There is no single solution that can catch students up from so much time spent outside the classroom. Overcoming the obstacles presented by learning lag caused by the pandemic will be as unprecedented as the pandemic itself. It will take a lot of effort on everyone’s part, from teachers and administrators to parents and students. It is only an insurmountable problem if it is not adequately addressed.
Adjust Expectations
Since there is such disparity among students based on individual needs, it will be important to assess each student’s literacy as well as that of entire classrooms. Although typically we refer to reading level by grade, it may be useful to drop those expectations as we recover from the pandemic, and work more at the level students are now rather than trying to catch them up to cookie-cutter benchmarks. After the trauma of the 2020 and 2021 school years, it is reasonable to expect that students will be behind in a lot of subjects.
Use the Summer
It may not be the most popular of options, but at this time, avoiding summer school is an expectation that we need to drop for the sake of our children. Summer school has a lot of stigma attached to it, because in popular perception summer school is for discipline cases, lazy students, and students who are just “dumb.” The reality is that summer school is more like free tutoring for students who are struggling. A lot of localized funding is going to summer school programs, and it’s a good idea for students to use them while parents and schools seek better solutions.
Remote Classrooms
Among the proposals to alleviate pandemic-induced learning lag is the extension of online learning to a more permanent format. One of the issues the pandemic has caused is a higher rate of absenteeism, with a larger percentage of students considered chronically absent from school. As new waves of Covid continue to strike, also keeping immunocompromised kids from going out, it is not unexpected that these rates would go up, but they need to be compensated for.
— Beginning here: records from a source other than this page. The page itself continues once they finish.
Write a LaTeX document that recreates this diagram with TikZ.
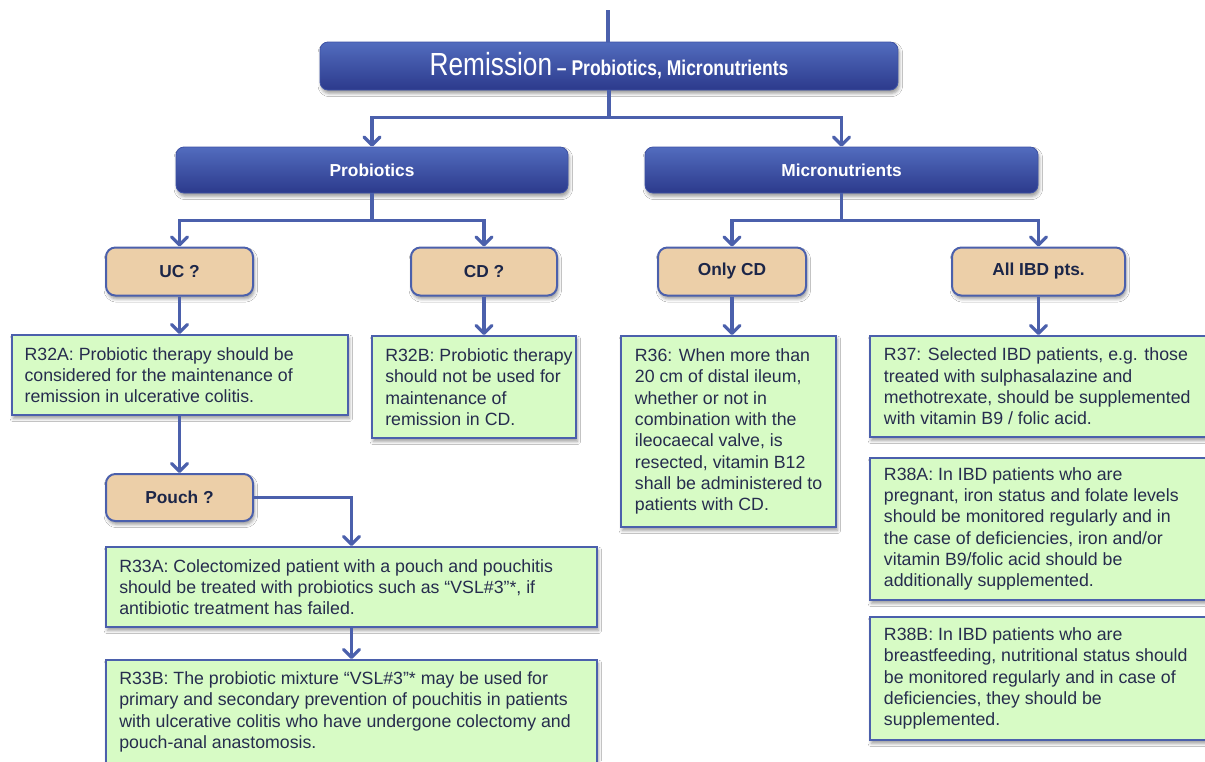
\documentclass[tikz,border=0pt]{standalone}
\usepackage{fontspec}
\setmainfont{Liberation Sans}
\newfontfamily\narrowfont{Liberation Sans}[FakeStretch=0.82]
\usetikzlibrary{arrows.meta,shadows.blur,calc}
\definecolor{linec}{RGB}{75,96,172}
\definecolor{bluetop}{RGB}{82,108,190}
\definecolor{bluebot}{RGB}{44,58,140}
\definecolor{blueedge}{RGB}{62,82,165}
\definecolor{tanfill}{RGB}{236,207,168}
\definecolor{greenfill}{RGB}{215,251,197}
\definecolor{txtc}{RGB}{38,44,78}
\definecolor{labc}{RGB}{28,38,72}
\tikzset{
  shad/.style={blur shadow={shadow xshift=1pt, shadow yshift=-2.5pt, shadow opacity=40, shadow blur radius=2.5pt}},
  bluebox/.style={shad, rectangle, rounded corners=6pt, top color=bluetop, bottom color=bluebot, draw=blueedge, line width=0.6pt, text=white, font=\fontsize{13}{15}\selectfont\bfseries, inner sep=0pt},
  tanbox/.style={shad, rectangle, rounded corners=7pt, fill=tanfill, draw=linec, line width=1.5pt, text=labc, font=\fontsize{13}{15}\selectfont\bfseries, inner sep=0pt},
  gbox/.style={shad, rectangle, fill=greenfill, draw=linec, line width=1.5pt, inner sep=0pt},
  txt/.style={anchor=west, align=left, inner sep=0pt, text=txtc, font=\fontsize{13.3}{16}\selectfont},
  line/.style={draw=linec, line width=2.4pt},
  arr/.style={line, -{Straight Barb[length=6pt,width=12pt,line cap=round,line join=round]}},
}
\begin{document}
\begin{tikzpicture}[x=0.75pt,y=-0.75pt]
\useasboundingbox (0,0) rectangle (1205,761);
\clip (0,0) rectangle (1205,761);
\fill[white] (0,0) rectangle (1205,761);

% top level
\node[bluebox, minimum width=433.5pt, minimum height=36pt] (rem) at (609,66)
  {\mdseries{\narrowfont\fontsize{24}{28}\selectfont Remission} {\narrowfont\bfseries\fontsize{16}{18}\selectfont – Probiotics, Micronutrients}};
\node[bluebox, minimum width=294pt, minimum height=34.5pt] (prob) at (372,170) {Probiotics};
\node[bluebox, minimum width=294.75pt, minimum height=34.5pt] (micro) at (841.5,170) {Micronutrients};

% question boxes
\node[tanbox, minimum width=110.25pt, minimum height=36pt] (uc) at (179.5,271.5) {UC ?};
\node[tanbox, minimum width=109.5pt, minimum height=36pt] (cdq) at (484,271.5) {CD ?};
\node[tanbox, minimum width=111pt, minimum height=36pt] (onlycd) at (732,271.5) {Only CD};
\node[tanbox, minimum width=129.75pt, minimum height=36pt] (allibd) at (1038.5,271.5) {All IBD pts.};
\node[tanbox, minimum width=110.25pt, minimum height=35.25pt] (pouch) at (179.5,497.5) {Pouch ?};

% recommendation boxes
\node[gbox, minimum width=252pt, minimum height=60pt] (r32a) at (180,375) {};
\node[txt] (r32a-t) at ([xshift=10pt]r32a.west) {R32A: Probiotic therapy should be\\considered for the maintenance of\\remission in ulcerative colitis.};

\node[gbox, minimum width=153pt, minimum height=76.5pt] (r32b) at (474,387) {};
\node[txt] (r32b-t) at ([xshift=10.5pt]r32b.west) {R32B: Probiotic therapy\\should not be used for\\maintenance of\\remission in CD.};

\node[gbox, minimum width=161.25pt, minimum height=143.25pt] (r36) at (728.5,431.5) {};
\node[txt] (r36-t) at ([xshift=11pt]r36.west) {R36: When more than\\20 cm of distal ileum,\\whether or not in\\combination with the\\ileocaecal valve, is\\resected, vitamin B12\\shall be administered to\\patients with CD.};

\node[gbox, minimum width=258.75pt, minimum height=75.75pt] (r37) at (1042.5,386.5) {};
\node[txt] (r37-t) at ([xshift=11pt]r37.west) {R37: Selected IBD patients, e.g. those\\treated with sulphasalazine and\\methotrexate, should be supplemented\\with vitamin B9 / folic acid.};

\node[gbox, minimum width=258.75pt, minimum height=106.5pt] (r38a) at (1042.5,529) {};
\node[txt] (r38a-t) at ([xshift=11pt]r38a.west) {R38A: In IBD patients who are\\pregnant, iron status and folate levels\\should be monitored regularly and in\\the case of deficiencies, iron and/or\\vitamin B9/folic acid should be\\additionally supplemented.};

\node[gbox, minimum width=258.75pt, minimum height=92.25pt] (r38b) at (1042.5,678.5) {};
\node[txt] (r38b-t) at ([xshift=11pt]r38b.west) {R38B: In IBD patients who are\\breastfeeding, nutritional status should\\be monitored regularly and in case of\\deficiencies, they should be\\supplemented.};

\node[gbox, minimum width=368.25pt, minimum height=60pt] (r33a) at (351.5,587) {};
\node[txt] (r33a-t) at ([xshift=10.5pt]r33a.west) {R33A: Colectomized patient with a pouch and pouchitis\\should be treated with probiotics such as “VSL\#3”*, if\\antibiotic treatment has failed.};

\node[gbox, minimum width=368.25pt, minimum height=78pt] (r33b) at (351.5,712) {};
\node[txt] (r33b-t) at ([xshift=10.5pt]r33b.west) {R33B: The probiotic mixture “VSL\#3”* may be used for\\primary and secondary prevention of pouchitis in patients\\with ulcerative colitis who have undergone colectomy and\\pouch-anal anastomosis.};

% connectors
\coordinate (top) at (608,10);
\draw[line] (top) -- (top |- rem.north);
\draw[line] (rem.south) -- ++(0,27) coordinate (j1);
\draw[arr] (j1) -| (prob.north);
\draw[arr] (j1) -| (micro.north);
\draw[line] (prob.south) -- ++(0,27) coordinate (j2);
\draw[arr] (j2) -| (uc.north);
\draw[arr] (j2) -| (cdq.north);
\draw[line] (micro.south) -- ++(0,27) coordinate (j3);
\draw[arr] (j3) -| (onlycd.north);
\draw[arr] (j3) -| (allibd.north);
\draw[arr] (uc.south) -- (uc.south |- r32a.north);
\draw[arr] (cdq.south) -- (cdq.south |- r32b.north);
\draw[arr] (onlycd.south) -- (onlycd.south |- r36.north);
\draw[arr] (allibd.south) -- (allibd.south |- r37.north);
\draw[arr] (pouch.north |- r32a.south) -- (pouch.north);
\draw[arr] (pouch.east) -| (r33a.north);
\draw[arr] (r33a.south) -- (r33b.north);
\end{tikzpicture}
\end{document}
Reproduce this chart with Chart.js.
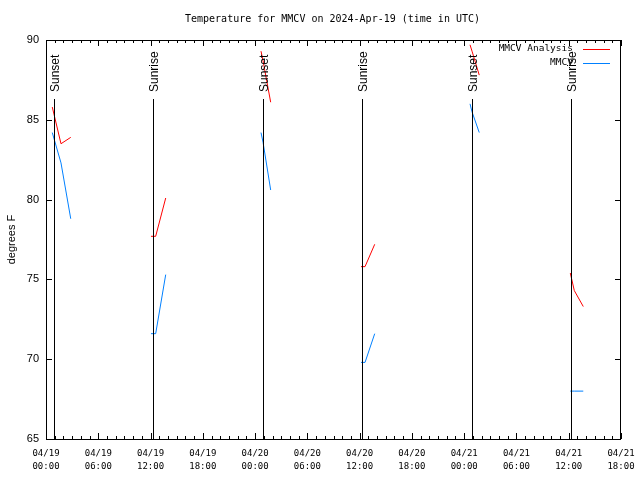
<!DOCTYPE html>
<html>
<head>
<meta charset="utf-8">
<script src="https://cdn.jsdelivr.net/npm/chart.js@4.4.1/dist/chart.umd.min.js"></script>
<style>
  body { margin: 0; background: #fff; }
  canvas { display: block; }
</style>
</head>
<body>
<canvas id="chart" width="640" height="480"></canvas>
<script>
// data (hours since 04/19 00:00 UTC)
const seriesNames = ['MMCV Analysis', 'MMCV'];
const seriesColors = ['#ff0000', '#0080ff'];
const segTimes = [
    [0.72, 1.72, 2.84],
    [12.05, 12.59, 13.74],
    [24.68, 24.91, 25.79],
    [36.16, 36.62, 37.73],
    [48.67, 48.9, 49.73],
    [60.18, 60.64, 61.67]
];
const analysisTemps = [
    [85.8, 83.5, 83.9],
    [77.7, 77.7, 80.1],
    [89.3, 88.7, 86.1],
    [75.8, 75.8, 77.2],
    [89.7, 89.3, 87.8],
    [75.4, 74.3, 73.3]
];
const obsTemps = [
    [84.2, 82.3, 78.8],
    [71.6, 71.6, 75.3],
    [84.2, 83.6, 80.6],
    [69.8, 69.8, 71.6],
    [86.0, 85.5, 84.2],
    [68.0, 68.0, 68.0]
];
const sunTimes = [0.92, 12.32, 24.91, 36.31, 48.9, 60.3];
const sunLabels = ['Sunset', 'Sunrise', 'Sunset', 'Sunrise', 'Sunset', 'Sunrise'];
const xTicks = [0, 6, 12, 18, 24, 30, 36, 42, 48, 54, 60, 66];
const yTicks = [65, 70, 75, 80, 85, 90];
const titleText = 'Temperature for MMCV on 2024-Apr-19 (time in UTC)';

// one dataset per segment so the gaps stay open
const datasets = [];
[analysisTemps, obsTemps].forEach((temps, s) => {
    temps.forEach((seg, i) => {
        datasets.push({
            label: seriesNames[s],
            data: seg.map((v, j) => ({ x: segTimes[i][j], y: v })),
            borderColor: seriesColors[s],
            borderWidth: 1,
            pointRadius: 0,
            tension: 0,
            fill: false
        });
    });
});

// frame, inward ticks, sun lines, title and legend
const gnuplotBits = {
    id: 'gnuplotBits',
    afterDatasetsDraw(chart) {
        const ctx = chart.ctx;
        const a = chart.chartArea;
        const xs = chart.scales.x, ys = chart.scales.y;
        ctx.save();
        ctx.strokeStyle = '#000';
        ctx.lineWidth = 1;

        // sunrise / sunset lines
        sunTimes.forEach((t, i) => {
            const px = Math.round(xs.getPixelForValue(t)) + 0.5;
            ctx.beginPath();
            ctx.moveTo(px, a.top + 59);
            ctx.lineTo(px, a.bottom);
            ctx.stroke();
            ctx.save();
            ctx.translate(px + 1.5, a.top + 52);
            ctx.rotate(-Math.PI / 2);
            ctx.fillStyle = '#000';
            ctx.font = '12px "Liberation Sans", Arial, sans-serif';
            ctx.textAlign = 'left';
            ctx.textBaseline = 'middle';
            ctx.fillText(sunLabels[i], 0, 0);
            ctx.restore();
        });

        // frame
        ctx.strokeRect(a.left + 0.5, a.top + 0.5, a.right - a.left - 1, a.bottom - a.top);

        // x ticks every hour, longer every 6
        ctx.beginPath();
        for (let h = 0; h <= 66; h++) {
            const px = Math.round(xs.getPixelForValue(h)) + 0.5;
            const len = h % 6 === 0 ? 6 : 3;
            ctx.moveTo(px, a.bottom);
            ctx.lineTo(px, a.bottom - len);
            ctx.moveTo(px, a.top);
            ctx.lineTo(px, a.top + len);
        }
        yTicks.forEach(v => {
            const py = Math.round(ys.getPixelForValue(v)) + 0.5;
            ctx.moveTo(a.left, py);
            ctx.lineTo(a.left + 6, py);
            ctx.moveTo(a.right, py);
            ctx.lineTo(a.right - 6, py);
        });
        ctx.stroke();

        // title
        ctx.fillStyle = '#000';
        ctx.font = '10px "DejaVu Sans Mono", monospace';
        ctx.textAlign = 'center';
        ctx.textBaseline = 'middle';
        ctx.fillText(titleText, (a.left + a.right) / 2 - 1, 19);

        // legend
        ctx.font = '9.5px "DejaVu Sans Mono", monospace';
        ctx.textAlign = 'right';
        seriesNames.forEach((name, i) => {
            const y = 49 + i * 14;
            ctx.fillStyle = '#000';
            ctx.fillText(name, 573, y);
            ctx.strokeStyle = seriesColors[i];
            ctx.beginPath();
            ctx.moveTo(583, y + 0.5);
            ctx.lineTo(610, y + 0.5);
            ctx.stroke();
        });
        ctx.restore();
    }
};

new Chart(document.getElementById('chart'), {
    type: 'line',
    data: { datasets: datasets },
    options: {
        responsive: false,
        animation: false,
        layout: { padding: { top: 40, right: 19, left: 0, bottom: 0 } },
        plugins: {
            legend: { display: false },
            tooltip: { enabled: false }
        },
        scales: {
            x: {
                type: 'linear',
                min: 0,
                max: 66,
                offset: false,
                afterFit: s => { s.height = 41; s.paddingLeft = 0; s.paddingRight = 0; },
                afterBuildTicks: s => { s.ticks = xTicks.map(v => ({ value: v })); },
                grid: { display: false, drawTicks: false },
                border: { display: false },
                ticks: {
                    autoSkip: false,
                    maxRotation: 0,
                    padding: 8,
                    color: '#000',
                    font: { family: '"DejaVu Sans Mono", monospace', size: 9, lineHeight: 1.45 },
                    callback: v => {
                        const day = 19 + Math.floor(v / 24);
                        const hh = String(v % 24).padStart(2, '0');
                        return ['04/' + day, hh + ':00'];
                    }
                }
            },
            y: {
                min: 65,
                max: 90,
                afterFit: s => { s.width = 46; s.paddingTop = 0; s.paddingBottom = 0; },
                afterBuildTicks: s => { s.ticks = yTicks.map(v => ({ value: v })); },
                grid: { display: false, drawTicks: false },
                border: { display: false },
                title: {
                    display: true,
                    text: 'degrees F',
                    color: '#000',
                    padding: { top: 5, bottom: 0 },
                    font: { family: '"Liberation Sans", Arial, sans-serif', size: 11 }
                },
                ticks: {
                    padding: 7,
                    color: '#000',
                    font: { family: '"Liberation Sans", Arial, sans-serif', size: 11 }
                }
            }
        }
    },
    plugins: [gnuplotBits]
});
</script>
</body>
</html>
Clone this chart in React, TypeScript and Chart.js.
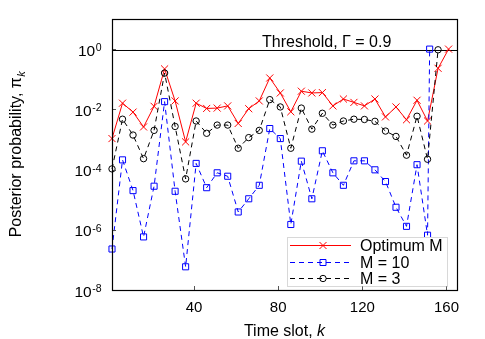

Permanent home schooling is one solution that has been explored, allowing students to engage in distance learning with their local school district without setting foot in the classroom. This can be accomplished through both modules and conference calls. Hybrid learning allows students to divide their time between home and school, only showing up for class at scheduled times and managing the rest of their schoolwork on their own time. In both scenarios, students would be held to deadlines and due dates, but in a format that can accommodate their absences and help them keep up without putting them at risk.
Tailor Programs to Regional and Local Needs
Not every program can be implemented the same way. For example, rural areas have different needs from urban areas, in that residents are spread over a larger area and may not have the same internet access as their urban peers. Urban residents live closer to their peers and have more resources nearby, even within walking distance. As a result, investing heavily in online learning in a rural area may not be as effective as doing so in an urban area.
Further, students in locales that don’t have a lot of resources need funding directed to improve these conditions. While this was important before the pandemic, the inequality between high-income and low-income students has widened since Covid-19.
Mental and Social Health
The pandemic was hard on adults, but kids are in formative years of socialization and self-exploration that was hindered by lockdowns and social distancing practices. This has taken as much of a toll on students as it has on the adults in the world around them. The pandemic caused a lot of disruption to their lives, and long breaks from school also contribute to learning lag. Students need support to help cope with both the process of catching up and returning to a normal school schedule after such a long break.
Get Parents Involved
The most important support students can get when it comes to learning to read is at home. With adequate support from parents and caregivers, kids benefit while learning to read up until the eighth grade. Providing an environment where students can practice their reading is as important for them as reading to them yourself. Overcoming the pandemic learning gap will require support from everyone in a student’s life, especially at home.